One-Liner of the Day:
“If I worked as hard as you do, I’d get as little done.”

NIGHT
           Zeke, the grey cat. She a.k.a. “Misty” was supposed to wait until tomorrow for treatment. She was in too much agony, so I applied the liquid, which then said keep her isolated from other cats fir a day. After treatment, she decided she could move in. I think it’s an older female thing, one treatment and they think they own you. I had to take a broom and convince her otherwise. I finally locked her in the back bedroom when she wouldn’t stay there on her own. Didn’t I read cat fleas can spread to people? Either way, I’m not taking the chance. I put a flea market towel down for her, she found it mighty quickly and finally shut up.
           Here’s the blog equivalent of the centerfold these days, my new scraper. "Scrapie", as the guys in shop class call her, hails from Wal*Mart in the Atlantic Northeast, and enjoys the outdoors. When she grows up, she wants to be a belt sander. She is currently working in Lakeland and wants world peace. How do you like the nice silk scarf? I have lots. I drive a motorcycle, so I actually have a box full of silk scarves. Why wouldn’t I?

           We may be a step closer to a fancy Kuerig coffee maker here, my little unit that’s been through at least eleven years with us finally gave up the ghost. That’s the little white maker that’s seen tea at every band practice, heated water for hot chocolate, and who knows how many times clogged the filter so all the water stayed in the upper half, then drains the grains when you give it a poke. If it is unrepairable, out she goes. Coffee makers are like women with tattoos. Keep them only as long as they do the job.
           Last, for now, the person who has been going through the candy jar and picking out the yogurt buds better not let me catch you. My candy jar is a very scientific mix of jelly beans, trail mix, licorice, and skittles. Substitutes are allowed but the ratios stay put. So whoever it is, stop hitting the trail mix. I reached for the jar (it’s actually a stainless steel can) and found no yogurt or peanuts, but you left the raisins. And I know it wasn’t Zeke.

ADDENDUM
           Here’s a stern lecture concerning something a lot of people do not grasp fully.
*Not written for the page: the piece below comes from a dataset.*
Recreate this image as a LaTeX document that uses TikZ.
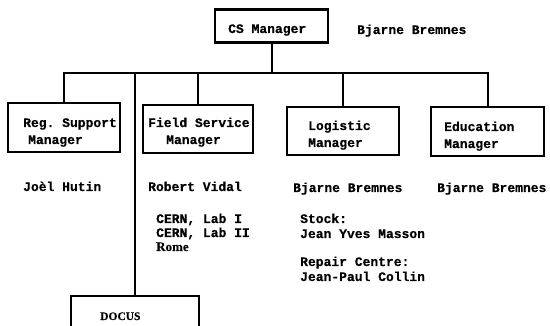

I do not watch television and I have never watched television. This means there are deep, intractable differences between how I think and the TV-watcher thinks. You decide who is right. I’ve walked past it [television], of course, that is unavoidable, but that hardly counts. Well, there are a lot of people too wrong-headed to comprehend what this means. They conclude I missed the 6:00 o’clock last night or something. They are such morons they cannot fathom it means a fundamentally different lifestyle and outlook. It means that TV watchers and I do not even think with the same brain neurons.
           This is a serious distinction, gang. I have no idea what is on TV tonight, but that does not imply that therefore my head is blank. If it is blank, it didn’t get that way from watching cable reruns. I’ve never seen Oprah, or Leno, or . . . hmmm, I can’t think of a third show. It is enough to know they are there, I don’t have to listen to them. Leno, I recognize from Popular Mechanics as a billionaire car collector and Oprah as a diet plan collector. But if the world was me, there would be no such people or programs. As for Leno’s and Oprah’s true usefulness on the open market, they would be collecting food stamps.
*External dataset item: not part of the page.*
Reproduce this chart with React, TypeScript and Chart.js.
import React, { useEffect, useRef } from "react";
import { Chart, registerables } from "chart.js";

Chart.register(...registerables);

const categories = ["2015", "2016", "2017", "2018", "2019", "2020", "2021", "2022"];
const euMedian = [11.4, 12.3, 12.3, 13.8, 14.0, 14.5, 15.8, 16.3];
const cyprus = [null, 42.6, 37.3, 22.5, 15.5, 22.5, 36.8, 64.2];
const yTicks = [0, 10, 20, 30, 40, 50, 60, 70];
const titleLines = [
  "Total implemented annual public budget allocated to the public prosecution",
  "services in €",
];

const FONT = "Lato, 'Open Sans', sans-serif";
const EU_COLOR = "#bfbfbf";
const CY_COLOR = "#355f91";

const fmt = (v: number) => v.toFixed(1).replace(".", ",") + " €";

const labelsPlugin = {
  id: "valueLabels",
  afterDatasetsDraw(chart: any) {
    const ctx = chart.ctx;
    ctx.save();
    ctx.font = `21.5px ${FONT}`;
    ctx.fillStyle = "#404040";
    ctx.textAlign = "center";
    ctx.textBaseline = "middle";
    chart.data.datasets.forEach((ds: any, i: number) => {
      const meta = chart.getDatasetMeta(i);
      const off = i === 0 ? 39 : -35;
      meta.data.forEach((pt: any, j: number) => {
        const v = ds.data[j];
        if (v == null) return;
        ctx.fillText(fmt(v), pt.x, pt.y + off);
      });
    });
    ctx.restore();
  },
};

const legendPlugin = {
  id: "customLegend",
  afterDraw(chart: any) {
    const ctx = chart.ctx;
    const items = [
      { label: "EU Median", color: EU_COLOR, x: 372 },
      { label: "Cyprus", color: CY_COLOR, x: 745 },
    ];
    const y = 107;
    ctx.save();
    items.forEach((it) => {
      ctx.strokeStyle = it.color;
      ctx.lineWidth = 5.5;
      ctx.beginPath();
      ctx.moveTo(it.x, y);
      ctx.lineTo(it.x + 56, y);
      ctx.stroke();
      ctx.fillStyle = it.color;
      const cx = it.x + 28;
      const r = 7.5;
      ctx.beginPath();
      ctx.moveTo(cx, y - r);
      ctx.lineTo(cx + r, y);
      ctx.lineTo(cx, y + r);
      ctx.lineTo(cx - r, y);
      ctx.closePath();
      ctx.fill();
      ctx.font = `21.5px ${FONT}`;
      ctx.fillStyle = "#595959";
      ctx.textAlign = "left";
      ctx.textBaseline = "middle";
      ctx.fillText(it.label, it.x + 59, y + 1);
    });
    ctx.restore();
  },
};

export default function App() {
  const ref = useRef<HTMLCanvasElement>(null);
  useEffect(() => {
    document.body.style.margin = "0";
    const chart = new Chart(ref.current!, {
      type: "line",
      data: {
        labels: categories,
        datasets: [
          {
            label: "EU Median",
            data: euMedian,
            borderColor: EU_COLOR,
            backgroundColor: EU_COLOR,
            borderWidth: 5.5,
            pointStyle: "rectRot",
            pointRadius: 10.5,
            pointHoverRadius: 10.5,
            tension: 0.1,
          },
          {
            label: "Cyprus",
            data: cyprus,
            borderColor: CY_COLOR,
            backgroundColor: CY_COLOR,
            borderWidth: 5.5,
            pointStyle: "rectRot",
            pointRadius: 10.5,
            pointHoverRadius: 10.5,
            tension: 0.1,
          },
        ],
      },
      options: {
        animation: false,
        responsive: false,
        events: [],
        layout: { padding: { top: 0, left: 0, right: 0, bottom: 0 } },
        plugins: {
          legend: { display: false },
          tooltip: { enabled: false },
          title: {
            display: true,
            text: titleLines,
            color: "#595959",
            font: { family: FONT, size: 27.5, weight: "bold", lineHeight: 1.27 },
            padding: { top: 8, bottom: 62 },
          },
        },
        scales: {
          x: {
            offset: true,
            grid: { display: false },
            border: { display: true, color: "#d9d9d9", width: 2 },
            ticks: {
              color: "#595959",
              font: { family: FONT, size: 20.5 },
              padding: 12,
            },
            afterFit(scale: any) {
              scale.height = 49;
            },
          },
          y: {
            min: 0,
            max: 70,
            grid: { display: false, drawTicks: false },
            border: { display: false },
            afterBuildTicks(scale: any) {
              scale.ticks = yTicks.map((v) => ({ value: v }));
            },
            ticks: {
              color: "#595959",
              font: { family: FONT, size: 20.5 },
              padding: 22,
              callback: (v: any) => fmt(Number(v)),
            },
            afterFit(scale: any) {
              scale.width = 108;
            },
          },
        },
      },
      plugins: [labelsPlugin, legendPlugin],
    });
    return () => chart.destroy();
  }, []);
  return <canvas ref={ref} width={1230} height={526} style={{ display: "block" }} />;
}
           It would be wiser to regard me as “misinformationally inert”. If I hear about it nearly twenty years later than "everybody else", take your first impression and consider the opposite. Rather than conclude I missed some suburban bus, is it possible the damn thing wasn’t worth anything for the first twenty years? That I had better things to do and something that takes twenty years to get my attention says it all? Yeah, consider that. Consider that no matter how educated or intelligent a person may be, if they still watch television, what does that say?

           So, when I say I’ve lately been listening to “Wallstreet Watchdog”, yes, it is new to me. But you can bet your asses I’m not listening to it with the average ear. If it interests me, you’re damn rights it is for a reason in my existence, which has nothing to do with the thought patterns of the unwashed masses. What happened is I’ve spotted a parallel between what Markowski is saying today and the way I worded the same issues decades ago. Not his entire show, but spots. So where my selective hearing blots out his rants about Obamacare and Obambots, when he expresses concern over something that I wrote about in 1997, sure, I listen.

           And lately, he’s been hitting the same topics more often. I’ve heard the show before, but I figured it was some hillbilly up in Bushnell red-assing off his front porch. Why? Because that’s what I intend to do. Get myself a porch, a rocking chair, and start red-assing. I mean, even worse than I already do. But no way I’m moving to Bushnell. Just knowing it’s up there near Orlando is good enough for me. Just y’day he brought up a new subject that I know I wrote about in 1982, though I called it something different and my complaint was about the effect, where he’s an insider and can dwell on the cause. Dang, I forget, but it might come back to me.
           As I was saying, he’s an insider. His perspective is definitely constrained that way. When he talks about the man on the street, it’s from the way he [Markowski, thinks the man] should see things, not how he does. Er, that’s why blogs like this are so important. I think, even as children, we all get fed up with people who answer our questions in the light of what they think is correct, or makes them look like responsible adults. You know what I’m talking about.